During normal entry code we're in those virtual addresses though. So
we need a small wrapper in real memory that switches from host to
guest
high SLB state and vice versa.
To store both host and guest state in the SLB, we store guest
kernel SLB
entries in a different range (0x40000000000000000 -
0x7ffffffffffffffff).
For details on which entries go where, please see the patch itself.
Note that we have an unused VSID bit at the moment on 64-bit afaik. We
could probably use that to differenciate guest kernel VSIDs from host
kernel VSIDs. That would avoid having to muck around with the EAs
themselves that much no ?
Well, the problem is that we can't have two ESIDs for the same EA in
the SLB. So what I tried was to have guest ESIDs and host ESIDs
(PAGE_OFFSET+) live in the same SLB by removing the most significant
bit of the guest ESID.
I'm not sure I understand exactly what you are doing here, we should
discuss this on IRC one of these days I suppose. But you should be
able
to just get rid of the host kernel SLBs completely with some care, as
there are some critical code path where taking an exception without
having the SLB entry around for entry 0 and the kernel stack will
blow...
Yeah, I've encountered quite a bunch of those :-).
But just blow them off, and when returning to the kernel, just put
back
the ones that are needed (aka slb_flush_and_rebolt). You will need to
play carefully with that though, look at the code in slb.c, as the
real
pHyp hypervisor that may lie underneath will potentially muck around
the
SLBs and will restore them occasionally from the special in-memory
shadows, so you probably want to switch the content of those too.
Yikes. So pHyp restores SLB entries from a shadow? Sounds like I need
to mess with that one too :-(.
I'm not really fond of all the SLB switching code in general. Best
case would probably be to have a host and guest shadow SLB in the RMA
that the real mode code can take to switch the _full_ SLB.
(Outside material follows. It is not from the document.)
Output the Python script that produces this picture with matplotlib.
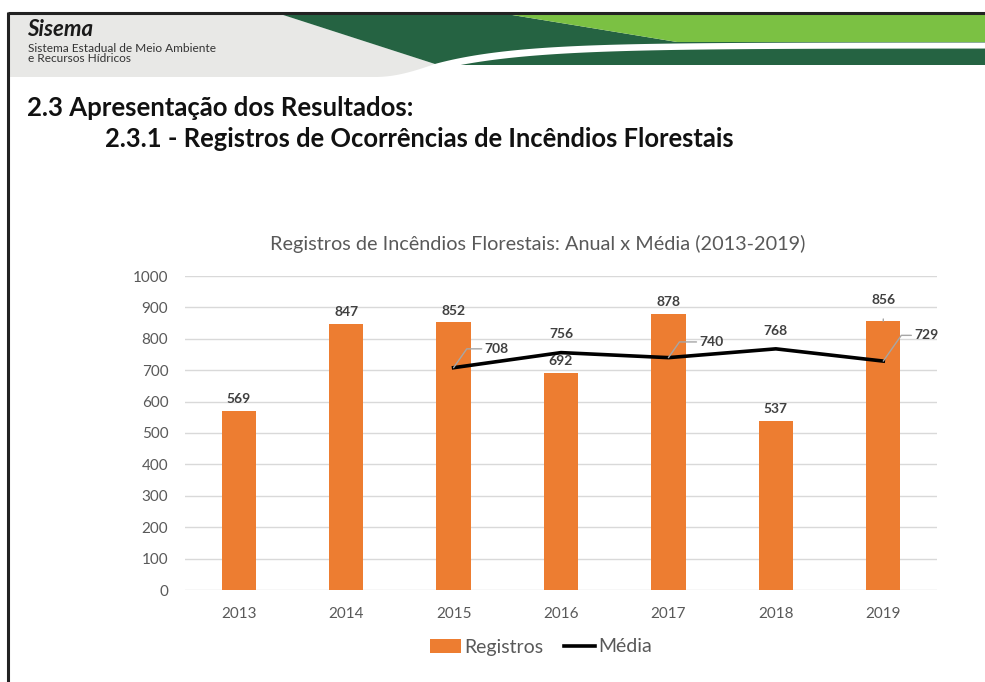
import matplotlib
matplotlib.use("Agg")
import matplotlib.pyplot as plt
import numpy as np
from matplotlib.patches import Polygon

plt.rcParams['font.family'] = ['Lato', 'DejaVu Sans']

# ---- data ----
years = ["2013", "2014", "2015", "2016", "2017", "2018", "2019"]
registros = [569, 847, 852, 692, 878, 537, 856]
media_years = ["2015", "2016", "2017", "2018", "2019"]
media = [708, 756, 740, 768, 729]
yticks = [0, 100, 200, 300, 400, 500, 600, 700, 800, 900, 1000]

title = "Registros de Incêndios Florestais: Anual x Média (2013-2019)"
heading1 = "2.3 Apresentação dos Resultados:"
heading2 = "2.3.1 - Registros de Ocorrências de Incêndios Florestais"

W, H = 985, 682
fig = plt.figure(figsize=(W / 100, H / 100), dpi=100)
fig.patch.set_facecolor("white")

# ---- decorative header (figure pixel coordinates) ----
bg = fig.add_axes([0, 0, 1, 1])
bg.set_xlim(0, W)
bg.set_ylim(H, 0)
bg.axis("off")

gray = "#e8e8e6"
dkgreen = "#256342"
ltgreen = "#7bc143"

# gray band with rounded lower-right edge
gcurve = [(435 - 60 * s, 64 + 13 * np.sin(s * np.pi / 2)) for s in np.linspace(0, 1, 30)]
bg.add_patch(Polygon([(8, 13), (277, 13), (435, 64)] + gcurve + [(8, 77)],
                     closed=True, fc=gray, ec="none"))
# dark green triangle and lower band
bg.add_patch(Polygon([(277, 13), (500, 13), (677, 42), (985, 42), (985, 65), (435, 65), (435, 64)],
                     closed=True, fc=dkgreen, ec="none"))
# light green band
bg.add_patch(Polygon([(500, 13), (985, 13), (985, 42), (677, 42)],
                     closed=True, fc=ltgreen, ec="none"))
# white swoosh
t = np.linspace(0, 1, 120)
def curve(x0, y0, yflat, k):
    xs = x0 + (985 - x0) * t
    ys = yflat + (y0 - yflat) * np.exp(-k * t)
    return list(zip(xs, ys))
upper = curve(433, 64.5, 42.5, 7.0)
lower = curve(458, 65.5, 48.5, 6.0)
bg.add_patch(Polygon(upper + lower[::-1] + [(440, 66)], closed=True, fc="white", ec="none"))
bg.add_patch(Polygon([(437, 65.2), (985, 65.2), (985, 84), (437, 84)], closed=True,
                     fc="white", ec="none"))

# frame lines
bg.plot([8, 985], [12.5, 12.5], color="#222222", lw=2.2, solid_capstyle="butt")
bg.plot([8, 8], [12, 682], color="#222222", lw=2.2, solid_capstyle="butt")

bg.text(27, 36, "Sisema", fontsize=16, fontweight="bold", fontstyle="italic",
        color="#1a1a1a", va="baseline", ha="left")
bg.text(28, 52, "Sistema Estadual de Meio Ambiente", fontsize=8.6, color="#333333",
        va="baseline", ha="left")
bg.text(28, 62, "e Recursos Hídricos", fontsize=8.6, color="#333333",
        va="baseline", ha="left")

bg.text(27, 116, heading1, fontsize=18.5, fontweight="bold", color="#111111",
        va="baseline", ha="left")
bg.text(105, 147, heading2, fontsize=18.4, fontweight="bold", color="#111111",
        va="baseline", ha="left")

# ---- chart ----
y0px, y1px = 590, 276
x0px, x1px = 185, 937
ax = fig.add_axes([x0px / W, (H - y0px) / H, (x1px - x0px) / W, (y0px - y1px) / H])
ax.set_facecolor("none")
x = np.arange(len(years))
bars = ax.bar(x, registros, width=0.32, color="#ED7D31", zorder=2, label="Registros")
mx = np.array([years.index(y) for y in media_years])
line, = ax.plot(mx, media, color="black", lw=2.6, zorder=3, label="Média")

ax.set_xlim(-0.5, len(years) - 0.5)
ax.set_ylim(0, 1000)
ax.set_yticks(yticks)
ax.set_yticklabels([str(v) for v in yticks])
ax.set_xticks(x)
ax.set_xticklabels(years)
ax.tick_params(axis="both", length=0, labelsize=11, labelcolor="#595959")
ax.tick_params(axis="y", pad=12)
ax.tick_params(axis="x", pad=12)
ax.grid(axis="y", color="#d9d9d9", lw=1, zorder=0)
for s in ax.spines.values():
    s.set_visible(False)

lblc = "#404040"
for i, v in enumerate(registros):
    if years[i] == "2019":
        ax.annotate(str(v), xy=(i, v), xytext=(i, v + 66), ha="center", va="center",
                    fontsize=10, fontweight="bold", color=lblc,
                    arrowprops=dict(arrowstyle="-", color="#a6a6a6", lw=1, shrinkA=7, shrinkB=0))
    else:
        ax.text(i, v + 38, str(v), ha="center", va="center", fontsize=10,
                fontweight="bold", color=lblc)

callout_dy = {"2015": 60, "2017": 50, "2019": 82}
for xi, v, yr in zip(mx, media, media_years):
    if yr in ("2016", "2018"):
        ax.text(xi, v + 58, str(v), ha="center", va="center", fontsize=10,
                fontweight="bold", color=lblc)
    else:
        ax.annotate(str(v), xy=(xi, v), xytext=(xi + 0.40, v + callout_dy[yr]),
                    ha="center", va="center",
                    fontsize=10, fontweight="bold", color=lblc,
                    arrowprops=dict(arrowstyle="-", color="#a6a6a6", lw=1,
                                    shrinkA=0, shrinkB=0,
                                    connectionstyle="angle,angleA=0,angleB=55,rad=0",
                                    relpos=(0, 0.5)))

fig.text(538 / W, (H - 244) / H, title, ha="center", va="center", fontsize=14.3,
         color="#595959")

leg = ax.legend([bars, line], ["Registros", "Média"], loc="center",
                bbox_to_anchor=((541 - x0px) / (x1px - x0px), (590 - 647) / (y0px - y1px)),
                ncol=2, frameon=False, fontsize=14, handlelength=1.6, handletextpad=0.15,
                columnspacing=1.1, labelcolor="#595959")

fig.savefig("out.png", dpi=100, facecolor="white")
That way we'd also get rid of the CONTEXT_GUEST stuff in the kernel
module, where we are in Linux, but have guest SLB entries active
already.
Of course none of that will work on legacy iSeries or Power3 but I
think
we can safely say we don't care :-)
Any reason it doesn't work on Power3? :-). It definitely does not work
on iSeries, though the code could be made to work there FWIW.